One of the first steps of wedding planning is crafting your guest list. While you may think it’s a piece of cake, it can actually get pretty tricky—especially if you want to host a micro wedding. If you need to scale back your guest list we’ve got a few pro tips and tricks for you.
Here’s how to scale back the guest list for your wedding.
Adults-only weddings are pretty common, so don’t feel bad about cutting kids from your guest list if necessary. Sure, they can be cute additions to photos and may do some LOL-worthy dancing at your reception, but they don’t need to be there. Of course, you’ll want to let the parents know way in advance so that they can hire a sitter.
In a perfect world, everyone would receive a plus one to a wedding, but that’s not exactly realistic. Sometimes it just isn’t in the budget to double your guest list for the sake of your friends’ social comfort. The rule of thumb here is to invite the partners of people who are in long-term relationships or married but to skip sending RSVPs to flings, friends or recent flames.
If you attended a friend's wedding, you may feel an obligation to reciprocate the invite. However, this doesn't have to be the case—it really depends on the current circumstances. For example, if their wedding was five years ago and you're no longer in close contact, the change in your friendship status means you needn't feel obliged to invite that person. Alternatively, if they had a large guest list prior to Covid, whereas, your wedding plans call for a more intimate affair, I'm sure they'd understand.

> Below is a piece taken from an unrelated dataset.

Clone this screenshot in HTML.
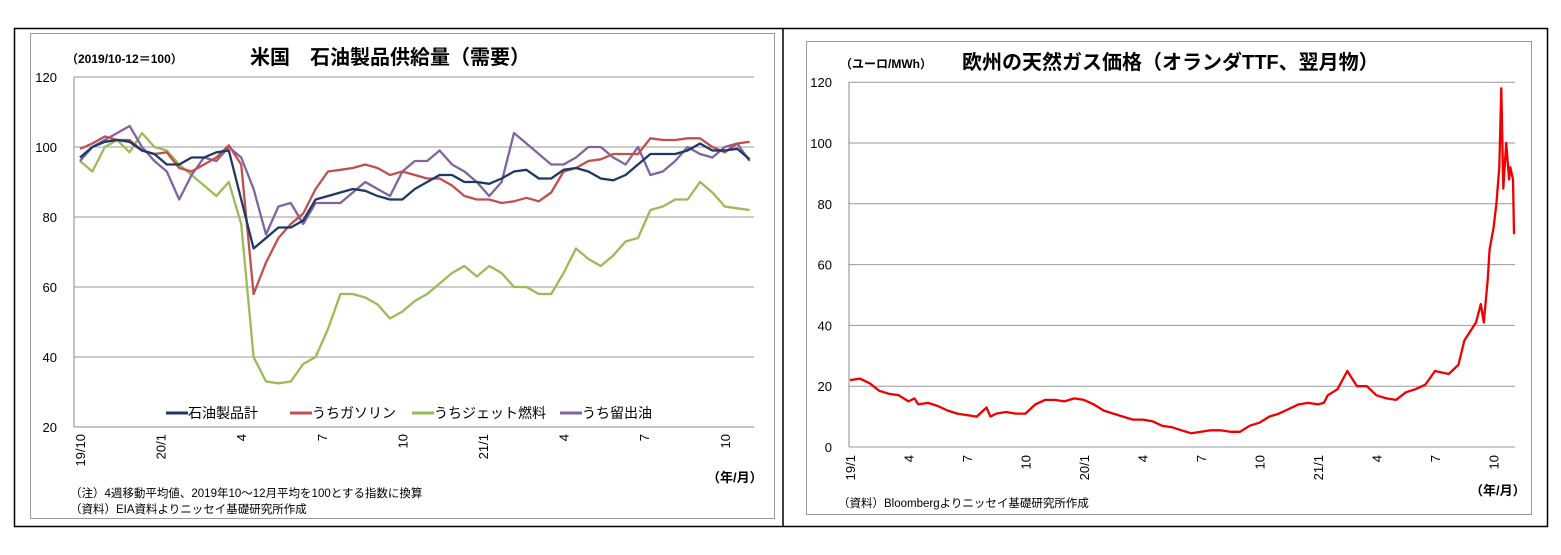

This can be a pretty sensitive topic, but there simply might not be room on your guest list to invite all of your relatives. If you have relatives that you barely know or rarely see, your wedding doesn't also have to be a family reunion. One way around this is to include a virtual component. The hybrid wedding trend became a necessity during the pandemic and there are ways of making this approach fun and inclusive.
Unless you hang out with your coworkers outside of the office on a regular basis they don’t need to be invited to your wedding. Just remember, if they’re not making it onto your guest list, you’ll want to avoid working on your seating plan at your desk or discussing design details at the watercooler so that no one feels left out.
Ok, this one should go without saying, but don’t put your former flames on your guest list. Even if you’re super chummy, their presence could stir up some drama on your big day (and who wants that?). Sure, you could celebrate your nuptials with drinks or a group dinner, but they don’t need to be there when you tie the knot. Save the seats for your current list of loved ones.
People you don’t know
I know what you’re thinking, “why on earth would I have people that I don’t know on the guest list for my own wedding?”. Yes, it seems crazy, but a few names may have popped up on your list without you realizing it. How? Well, if your nearest and dearest don’t want to fly solo to your wedding, they may ask to bring along their BFF, roommate or coworker. It’s hard to say “no” when someone like your mom or dad puts in this kind of request, but you’ll have to if you don’t want to risk upping your headcount. They may be a little bummed, but they’ll totally understand your reasoning.